**SET TASK**. Return every line below in which "this" appears.

**RECORDS FOR PROCESSING**.
◆ ◆ ◆

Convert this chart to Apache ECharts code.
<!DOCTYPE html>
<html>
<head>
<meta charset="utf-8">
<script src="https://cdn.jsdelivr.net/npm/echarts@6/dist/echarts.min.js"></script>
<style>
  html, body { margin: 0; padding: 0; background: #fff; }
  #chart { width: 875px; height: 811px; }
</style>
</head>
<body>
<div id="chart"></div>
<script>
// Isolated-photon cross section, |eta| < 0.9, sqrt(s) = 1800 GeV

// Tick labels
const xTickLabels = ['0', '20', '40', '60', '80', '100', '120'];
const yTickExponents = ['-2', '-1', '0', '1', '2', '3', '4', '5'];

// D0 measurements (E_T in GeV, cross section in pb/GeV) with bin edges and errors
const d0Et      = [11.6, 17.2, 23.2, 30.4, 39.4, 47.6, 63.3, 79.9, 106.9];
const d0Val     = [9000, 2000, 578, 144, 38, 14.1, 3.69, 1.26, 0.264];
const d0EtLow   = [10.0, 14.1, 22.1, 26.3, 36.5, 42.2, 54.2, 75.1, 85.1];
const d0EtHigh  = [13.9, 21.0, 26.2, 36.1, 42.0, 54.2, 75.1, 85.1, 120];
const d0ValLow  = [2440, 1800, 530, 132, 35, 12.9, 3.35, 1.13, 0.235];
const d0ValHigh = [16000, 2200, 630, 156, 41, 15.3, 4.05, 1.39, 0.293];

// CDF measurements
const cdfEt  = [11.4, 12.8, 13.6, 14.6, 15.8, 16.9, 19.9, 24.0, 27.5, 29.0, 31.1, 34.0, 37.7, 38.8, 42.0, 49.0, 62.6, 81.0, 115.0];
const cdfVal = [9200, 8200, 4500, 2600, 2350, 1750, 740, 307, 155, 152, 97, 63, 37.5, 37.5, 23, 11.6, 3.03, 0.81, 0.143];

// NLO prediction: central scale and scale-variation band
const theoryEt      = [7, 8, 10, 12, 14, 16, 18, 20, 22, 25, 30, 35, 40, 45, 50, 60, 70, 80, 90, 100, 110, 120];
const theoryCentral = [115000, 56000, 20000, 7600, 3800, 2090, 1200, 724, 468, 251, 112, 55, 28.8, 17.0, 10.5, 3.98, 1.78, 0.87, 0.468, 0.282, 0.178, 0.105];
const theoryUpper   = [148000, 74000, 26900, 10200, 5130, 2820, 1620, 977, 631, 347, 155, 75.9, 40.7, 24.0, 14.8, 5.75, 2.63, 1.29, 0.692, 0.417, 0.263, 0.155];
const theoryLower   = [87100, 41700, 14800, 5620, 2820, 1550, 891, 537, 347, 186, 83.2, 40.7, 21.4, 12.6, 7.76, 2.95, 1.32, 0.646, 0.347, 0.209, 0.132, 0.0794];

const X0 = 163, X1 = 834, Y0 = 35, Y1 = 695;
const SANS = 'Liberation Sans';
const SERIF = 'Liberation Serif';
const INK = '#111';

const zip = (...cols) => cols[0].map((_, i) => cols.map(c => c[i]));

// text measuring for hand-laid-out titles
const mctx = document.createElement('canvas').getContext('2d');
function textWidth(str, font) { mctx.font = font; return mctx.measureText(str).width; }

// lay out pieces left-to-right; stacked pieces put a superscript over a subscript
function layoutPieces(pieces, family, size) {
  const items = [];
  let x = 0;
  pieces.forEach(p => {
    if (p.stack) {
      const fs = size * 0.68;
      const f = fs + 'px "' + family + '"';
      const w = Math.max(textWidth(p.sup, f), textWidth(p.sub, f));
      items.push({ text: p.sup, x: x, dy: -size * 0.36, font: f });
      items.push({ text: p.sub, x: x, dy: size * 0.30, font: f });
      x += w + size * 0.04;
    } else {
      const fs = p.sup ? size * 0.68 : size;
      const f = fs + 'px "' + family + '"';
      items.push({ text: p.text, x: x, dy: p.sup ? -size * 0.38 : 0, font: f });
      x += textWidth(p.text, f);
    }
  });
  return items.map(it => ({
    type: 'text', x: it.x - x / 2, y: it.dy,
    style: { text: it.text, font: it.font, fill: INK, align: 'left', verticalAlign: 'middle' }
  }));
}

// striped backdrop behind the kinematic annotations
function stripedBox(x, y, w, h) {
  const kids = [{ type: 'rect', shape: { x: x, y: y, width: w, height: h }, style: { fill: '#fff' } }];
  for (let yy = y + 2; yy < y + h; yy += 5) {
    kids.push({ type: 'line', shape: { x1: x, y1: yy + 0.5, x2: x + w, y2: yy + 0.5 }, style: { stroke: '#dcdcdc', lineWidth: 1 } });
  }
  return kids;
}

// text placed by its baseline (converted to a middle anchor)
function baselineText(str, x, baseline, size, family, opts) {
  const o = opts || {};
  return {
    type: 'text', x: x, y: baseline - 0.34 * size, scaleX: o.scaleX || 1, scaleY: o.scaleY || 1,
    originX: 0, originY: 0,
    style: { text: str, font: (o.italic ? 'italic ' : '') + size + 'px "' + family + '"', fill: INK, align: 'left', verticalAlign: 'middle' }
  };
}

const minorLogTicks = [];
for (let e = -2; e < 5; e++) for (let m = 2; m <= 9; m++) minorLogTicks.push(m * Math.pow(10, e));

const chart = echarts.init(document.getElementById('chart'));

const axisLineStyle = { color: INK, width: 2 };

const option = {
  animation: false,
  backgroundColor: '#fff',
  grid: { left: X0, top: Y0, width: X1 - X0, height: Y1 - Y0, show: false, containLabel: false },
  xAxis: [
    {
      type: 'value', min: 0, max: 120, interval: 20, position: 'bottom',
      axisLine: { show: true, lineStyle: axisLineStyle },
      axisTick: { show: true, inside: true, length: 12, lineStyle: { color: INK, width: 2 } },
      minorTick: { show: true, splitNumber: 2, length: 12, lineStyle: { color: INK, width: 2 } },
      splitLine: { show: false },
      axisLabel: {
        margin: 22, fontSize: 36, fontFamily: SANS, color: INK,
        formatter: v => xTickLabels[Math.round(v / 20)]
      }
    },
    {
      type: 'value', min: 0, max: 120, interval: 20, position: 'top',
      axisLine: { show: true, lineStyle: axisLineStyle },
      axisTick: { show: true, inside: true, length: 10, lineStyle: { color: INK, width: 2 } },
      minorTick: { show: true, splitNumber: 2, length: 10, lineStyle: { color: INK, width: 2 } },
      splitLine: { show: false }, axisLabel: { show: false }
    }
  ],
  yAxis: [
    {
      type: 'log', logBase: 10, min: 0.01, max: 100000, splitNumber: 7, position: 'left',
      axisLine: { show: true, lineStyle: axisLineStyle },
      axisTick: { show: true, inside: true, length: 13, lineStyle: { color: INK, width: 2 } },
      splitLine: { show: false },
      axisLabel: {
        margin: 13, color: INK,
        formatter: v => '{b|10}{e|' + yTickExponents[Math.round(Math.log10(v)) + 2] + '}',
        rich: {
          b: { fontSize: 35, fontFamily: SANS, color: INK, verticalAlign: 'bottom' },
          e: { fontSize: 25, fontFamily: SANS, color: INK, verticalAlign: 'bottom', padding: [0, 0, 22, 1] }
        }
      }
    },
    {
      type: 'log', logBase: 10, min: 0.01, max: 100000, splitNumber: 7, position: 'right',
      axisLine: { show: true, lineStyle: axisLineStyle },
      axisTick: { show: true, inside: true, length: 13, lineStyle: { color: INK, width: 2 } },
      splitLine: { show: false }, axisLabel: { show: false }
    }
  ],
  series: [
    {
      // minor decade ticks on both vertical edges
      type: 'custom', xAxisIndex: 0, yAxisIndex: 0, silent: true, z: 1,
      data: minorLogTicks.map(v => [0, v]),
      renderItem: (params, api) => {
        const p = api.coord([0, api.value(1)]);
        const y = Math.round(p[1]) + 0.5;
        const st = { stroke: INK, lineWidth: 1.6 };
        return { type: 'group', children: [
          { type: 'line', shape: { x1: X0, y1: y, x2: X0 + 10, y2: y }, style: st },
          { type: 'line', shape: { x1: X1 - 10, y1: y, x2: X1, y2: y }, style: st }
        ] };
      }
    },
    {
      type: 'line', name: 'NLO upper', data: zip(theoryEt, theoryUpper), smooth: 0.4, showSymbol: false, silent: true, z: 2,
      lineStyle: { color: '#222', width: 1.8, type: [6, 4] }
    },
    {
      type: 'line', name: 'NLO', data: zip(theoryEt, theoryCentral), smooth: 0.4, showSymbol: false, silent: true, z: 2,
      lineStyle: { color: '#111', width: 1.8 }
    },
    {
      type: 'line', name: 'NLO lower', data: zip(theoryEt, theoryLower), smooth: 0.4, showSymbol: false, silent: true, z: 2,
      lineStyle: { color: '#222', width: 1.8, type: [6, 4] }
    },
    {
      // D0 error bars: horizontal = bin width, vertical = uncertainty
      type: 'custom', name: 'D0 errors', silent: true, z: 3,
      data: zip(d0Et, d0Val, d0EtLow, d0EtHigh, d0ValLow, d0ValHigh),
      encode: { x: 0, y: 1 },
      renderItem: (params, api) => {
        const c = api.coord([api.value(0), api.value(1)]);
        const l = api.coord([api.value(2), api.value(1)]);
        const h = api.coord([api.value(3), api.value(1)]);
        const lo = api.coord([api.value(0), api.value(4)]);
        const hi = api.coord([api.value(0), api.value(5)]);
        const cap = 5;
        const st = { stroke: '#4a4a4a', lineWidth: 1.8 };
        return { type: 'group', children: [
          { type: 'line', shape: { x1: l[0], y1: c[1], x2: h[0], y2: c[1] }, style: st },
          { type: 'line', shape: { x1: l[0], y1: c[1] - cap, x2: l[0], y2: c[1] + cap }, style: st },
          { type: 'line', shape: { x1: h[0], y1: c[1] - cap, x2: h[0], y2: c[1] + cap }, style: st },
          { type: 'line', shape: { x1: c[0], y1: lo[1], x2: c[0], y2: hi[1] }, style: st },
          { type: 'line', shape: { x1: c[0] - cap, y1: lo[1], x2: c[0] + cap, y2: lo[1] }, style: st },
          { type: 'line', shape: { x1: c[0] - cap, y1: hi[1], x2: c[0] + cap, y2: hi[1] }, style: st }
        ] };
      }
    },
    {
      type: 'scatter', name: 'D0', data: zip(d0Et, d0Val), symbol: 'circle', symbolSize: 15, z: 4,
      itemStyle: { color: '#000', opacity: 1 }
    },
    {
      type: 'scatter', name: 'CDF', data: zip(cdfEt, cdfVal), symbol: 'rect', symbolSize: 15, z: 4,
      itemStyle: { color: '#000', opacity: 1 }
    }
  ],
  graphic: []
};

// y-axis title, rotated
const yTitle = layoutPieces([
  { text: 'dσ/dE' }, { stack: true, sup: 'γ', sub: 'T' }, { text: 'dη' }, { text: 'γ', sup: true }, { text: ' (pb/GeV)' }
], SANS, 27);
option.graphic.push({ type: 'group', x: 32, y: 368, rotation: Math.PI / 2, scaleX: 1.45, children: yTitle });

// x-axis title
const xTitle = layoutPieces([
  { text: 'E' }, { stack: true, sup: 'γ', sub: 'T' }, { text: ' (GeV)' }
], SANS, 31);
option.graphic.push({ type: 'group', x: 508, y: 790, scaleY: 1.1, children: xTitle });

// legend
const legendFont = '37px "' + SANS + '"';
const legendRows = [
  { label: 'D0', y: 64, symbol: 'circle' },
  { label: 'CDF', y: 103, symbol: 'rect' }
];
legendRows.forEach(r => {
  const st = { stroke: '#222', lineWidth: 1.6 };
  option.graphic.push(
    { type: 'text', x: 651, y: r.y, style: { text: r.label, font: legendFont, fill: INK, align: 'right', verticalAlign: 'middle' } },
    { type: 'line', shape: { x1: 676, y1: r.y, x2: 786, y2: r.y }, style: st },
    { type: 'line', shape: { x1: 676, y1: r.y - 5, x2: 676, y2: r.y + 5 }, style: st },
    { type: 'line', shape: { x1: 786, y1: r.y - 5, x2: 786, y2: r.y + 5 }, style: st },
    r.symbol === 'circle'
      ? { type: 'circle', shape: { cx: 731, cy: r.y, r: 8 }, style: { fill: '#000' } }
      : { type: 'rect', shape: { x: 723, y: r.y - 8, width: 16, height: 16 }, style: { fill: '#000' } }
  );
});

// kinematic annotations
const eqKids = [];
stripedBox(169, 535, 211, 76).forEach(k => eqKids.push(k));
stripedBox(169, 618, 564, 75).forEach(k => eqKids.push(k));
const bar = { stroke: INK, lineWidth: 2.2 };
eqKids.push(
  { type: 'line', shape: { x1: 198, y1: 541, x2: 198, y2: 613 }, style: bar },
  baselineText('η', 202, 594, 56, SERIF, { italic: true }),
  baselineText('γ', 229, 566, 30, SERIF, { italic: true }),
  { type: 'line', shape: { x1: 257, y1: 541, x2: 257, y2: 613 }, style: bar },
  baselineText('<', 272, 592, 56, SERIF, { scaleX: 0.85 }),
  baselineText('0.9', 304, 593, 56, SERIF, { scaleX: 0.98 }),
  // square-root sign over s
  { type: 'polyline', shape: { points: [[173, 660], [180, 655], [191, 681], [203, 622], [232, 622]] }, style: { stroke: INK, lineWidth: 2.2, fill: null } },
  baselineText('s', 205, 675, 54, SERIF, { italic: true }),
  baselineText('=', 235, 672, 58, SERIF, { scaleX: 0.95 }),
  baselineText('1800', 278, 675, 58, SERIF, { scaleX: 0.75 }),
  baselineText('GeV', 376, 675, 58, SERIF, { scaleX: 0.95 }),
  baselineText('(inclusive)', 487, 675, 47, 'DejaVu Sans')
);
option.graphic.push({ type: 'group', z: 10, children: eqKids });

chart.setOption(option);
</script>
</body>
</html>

◆ ◆ ◆

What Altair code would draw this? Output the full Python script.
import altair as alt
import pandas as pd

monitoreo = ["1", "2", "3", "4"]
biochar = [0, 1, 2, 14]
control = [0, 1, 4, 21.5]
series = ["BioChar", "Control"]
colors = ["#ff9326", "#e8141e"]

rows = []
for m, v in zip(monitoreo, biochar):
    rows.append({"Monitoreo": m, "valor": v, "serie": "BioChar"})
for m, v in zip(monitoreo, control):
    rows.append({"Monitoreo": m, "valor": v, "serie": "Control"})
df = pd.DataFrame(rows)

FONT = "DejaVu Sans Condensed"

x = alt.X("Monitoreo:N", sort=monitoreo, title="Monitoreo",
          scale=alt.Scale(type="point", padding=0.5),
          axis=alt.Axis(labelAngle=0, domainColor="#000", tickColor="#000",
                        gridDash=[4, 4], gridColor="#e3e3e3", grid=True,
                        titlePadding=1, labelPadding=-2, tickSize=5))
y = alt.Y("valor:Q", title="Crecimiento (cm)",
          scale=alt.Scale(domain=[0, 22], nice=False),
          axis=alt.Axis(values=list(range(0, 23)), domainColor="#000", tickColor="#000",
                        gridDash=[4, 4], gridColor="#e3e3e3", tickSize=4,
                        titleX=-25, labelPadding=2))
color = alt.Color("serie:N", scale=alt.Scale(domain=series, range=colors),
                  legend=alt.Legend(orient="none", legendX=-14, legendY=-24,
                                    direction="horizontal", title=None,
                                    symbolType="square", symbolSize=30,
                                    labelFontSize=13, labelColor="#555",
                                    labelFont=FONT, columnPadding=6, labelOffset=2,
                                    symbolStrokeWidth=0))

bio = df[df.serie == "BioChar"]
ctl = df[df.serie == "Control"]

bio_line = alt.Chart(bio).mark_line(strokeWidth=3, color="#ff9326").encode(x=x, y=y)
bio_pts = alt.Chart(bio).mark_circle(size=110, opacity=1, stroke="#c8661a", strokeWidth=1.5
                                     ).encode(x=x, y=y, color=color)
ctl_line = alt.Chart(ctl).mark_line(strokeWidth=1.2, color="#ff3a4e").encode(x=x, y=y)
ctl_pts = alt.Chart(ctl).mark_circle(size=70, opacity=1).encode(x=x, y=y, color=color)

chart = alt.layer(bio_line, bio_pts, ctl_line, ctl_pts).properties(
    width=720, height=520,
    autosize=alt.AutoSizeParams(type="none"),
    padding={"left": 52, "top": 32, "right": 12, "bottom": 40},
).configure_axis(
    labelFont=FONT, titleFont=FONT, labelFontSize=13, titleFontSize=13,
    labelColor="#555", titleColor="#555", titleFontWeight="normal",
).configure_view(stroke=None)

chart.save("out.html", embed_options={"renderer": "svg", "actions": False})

◆ ◆ ◆

**EXERCISE RESULT**.
Convert this chart to Apache ECharts code.
What Altair code would draw this? Output the full Python script.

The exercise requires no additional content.